> [The request]: Begin with the first line and repeat exactly through the line containing "const fmt = v"; leave every image out.

_ _ _ _

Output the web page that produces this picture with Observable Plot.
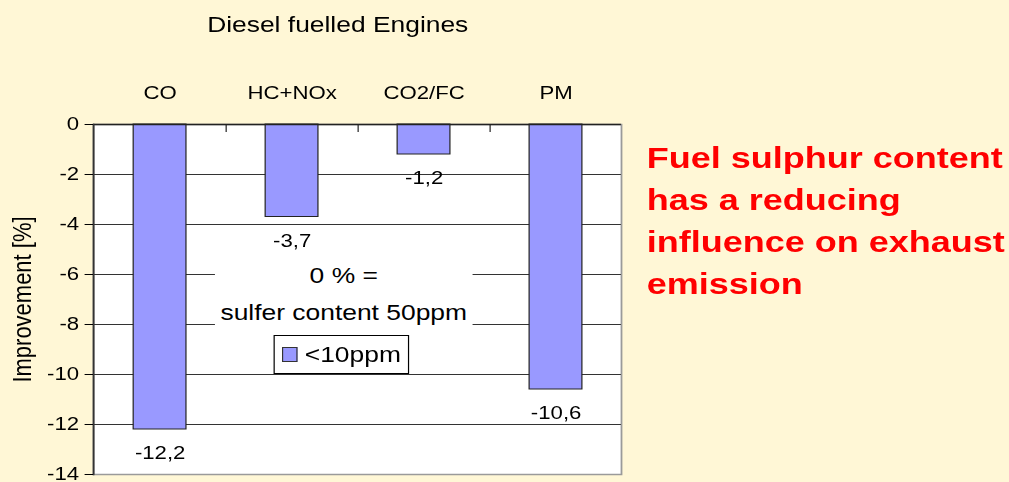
<!DOCTYPE html>
<html>
<head>
<meta charset="utf-8">
<script src="https://cdn.jsdelivr.net/npm/d3@7"></script>
<script src="https://cdn.jsdelivr.net/npm/@observablehq/plot@0.6"></script>
<style>
  html, body { margin: 0; padding: 0; background: #FFF7D6; overflow: hidden; }
  body { width: 1009px; height: 482px; font-family: "Liberation Sans", Arial, sans-serif; }
  #stage { position: relative; width: 841px; height: 482px; transform: scaleX(1.1998); transform-origin: 0 0; }
  #title { height: 50px; line-height: 50px; width: 563px; text-align: center; font-size: 22px; color: #000; }
  #note { position: absolute; left: 179px; top: 257px; width: 215px; background: #fff; text-align: center;
          font-size: 22px; line-height: 37px; color: #000; }
  #legend { position: absolute; left: 228px; top: 335px; width: 111px; height: 37px; background: #fff;
            border: 1px solid #000; font-size: 22px; line-height: 37px; color: #000; }
  #legend .sw { position: absolute; left: 6px; top: 11px; width: 11px; height: 13px; background: #9999FF; border: 1px solid #333; }
  #legend .lb { position: absolute; left: 25px; top: 0; }
  #claim { position: absolute; left: 539px; top: 137px; font-size: 30px; font-weight: bold; line-height: 42px; color: #FF0000; white-space: nowrap; }
</style>
</head>
<body>
<div id="stage">
  <div id="title">Diesel fuelled Engines</div>
  <div id="chart"></div>
  <div id="note">0 % =<br>sulfer content 50ppm</div>
  <div id="legend"><span class="sw"></span><span class="lb">&lt;10ppm</span></div>
  <div id="claim">Fuel sulphur content<br>has a reducing<br>influence on exhaust<br>emission</div>
</div>
<script>
// Data
const categories = ["CO", "HC+NOx", "CO2/FC", "PM"];
const improvement = [-12.2, -3.7, -1.2, -10.6];
const yTicks = [0, -2, -4, -6, -8, -10, -12, -14];
const gridValues = [-2, -4, -6, -8, -10, -12];
const yLabel = "Improvement [%]";

const data = categories.map((c, i) => ({cat: c, value: improvement[i]}));
const fmt = v => v.toFixed(1).replace(".", ",");

const W = 841, H = 432;
const mL = 77.5, mR = 323.5, mT = 74, mB = 8;
const step = (W - mL - mR) / categories.length;
const plotH = H - mT - mB;

const chart = Plot.plot({
  width: W,
  height: H,
  marginLeft: mL,
  marginRight: mR,
  marginTop: mT,
  marginBottom: mB,
  style: {background: "transparent", fontSize: "18.5px", fontFamily: "'Liberation Sans', Arial, sans-serif", color: "#000"},
  x: {domain: categories, padding: 0, axis: null},
  y: {domain: [-14, 0], axis: null},
  marks: [
    Plot.frame({fill: "#fff", stroke: "#9a9a9a", strokeWidth: 1.5}),
    Plot.ruleY(gridValues, {stroke: "#333", strokeWidth: 1}),
    Plot.barY(data, {x: "cat", y: "value", fill: "#9999FF", stroke: "#222", strokeWidth: 1,
                     insetLeft: step * 0.3, insetRight: step * 0.3}),
    Plot.ruleY([0], {stroke: "#222", strokeWidth: 1.5}),
    Plot.frame({anchor: "left", stroke: "#333", strokeWidth: 1.5}),
    Plot.tickX(categories.slice(0, categories.length - 1), {x: d => d, dx: step / 2, insetBottom: plotH - 8, stroke: "#222"}),
    Plot.axisY({ticks: yTicks, tickSize: 7, tickPadding: 5, tickFormat: d => String(d), fontSize: 18.5,
                label: yLabel, labelAnchor: "center", labelOffset: 68, labelArrow: "none"}),
    Plot.text(categories, {x: d => d, frameAnchor: "top", lineAnchor: "middle", dy: -31, fontSize: 18.5, fill: "#000"}),
    Plot.text(data, {x: "cat", y: "value", text: d => fmt(d.value), dy: 24, fontSize: 18.5, fill: "#000"})
  ]
});
// y-axis label size (the reference uses a larger title than tick labels)
chart.querySelectorAll("[aria-label='y-axis label'] text, [aria-label='y-axis label']").forEach(el => {
  el.setAttribute("font-size", 22);
});
document.getElementById("chart").appendChild(chart);
</script>
</body>
</html>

_ _ _ _

> [Complete output]:
Output the web page that produces this picture with Observable Plot.
<!DOCTYPE html>
<html>
<head>
<meta charset="utf-8">
<script src="https://cdn.jsdelivr.net/npm/d3@7"></script>
<script src="https://cdn.jsdelivr.net/npm/@observablehq/plot@0.6"></script>
<style>
  html, body { margin: 0; padding: 0; background: #FFF7D6; overflow: hidden; }
  body { width: 1009px; height: 482px; font-family: "Liberation Sans", Arial, sans-serif; }
  #stage { position: relative; width: 841px; height: 482px; transform: scaleX(1.1998); transform-origin: 0 0; }
  #title { height: 50px; line-height: 50px; width: 563px; text-align: center; font-size: 22px; color: #000; }
  #note { position: absolute; left: 179px; top: 257px; width: 215px; background: #fff; text-align: center;
          font-size: 22px; line-height: 37px; color: #000; }
  #legend { position: absolute; left: 228px; top: 335px; width: 111px; height: 37px; background: #fff;
            border: 1px solid #000; font-size: 22px; line-height: 37px; color: #000; }
  #legend .sw { position: absolute; left: 6px; top: 11px; width: 11px; height: 13px; background: #9999FF; border: 1px solid #333; }
  #legend .lb { position: absolute; left: 25px; top: 0; }
  #claim { position: absolute; left: 539px; top: 137px; font-size: 30px; font-weight: bold; line-height: 42px; color: #FF0000; white-space: nowrap; }
</style>
</head>
<body>
<div id="stage">
  <div id="title">Diesel fuelled Engines</div>
  <div id="chart"></div>
  <div id="note">0 % =<br>sulfer content 50ppm</div>
  <div id="legend"><span class="sw"></span><span class="lb">&lt;10ppm</span></div>
  <div id="claim">Fuel sulphur content<br>has a reducing<br>influence on exhaust<br>emission</div>
</div>
<script>
// Data
const categories = ["CO", "HC+NOx", "CO2/FC", "PM"];
const improvement = [-12.2, -3.7, -1.2, -10.6];
const yTicks = [0, -2, -4, -6, -8, -10, -12, -14];
const gridValues = [-2, -4, -6, -8, -10, -12];
const yLabel = "Improvement [%]";

const data = categories.map((c, i) => ({cat: c, value: improvement[i]}));
const fmt = v => v.toFixed(1).replace(".", ",");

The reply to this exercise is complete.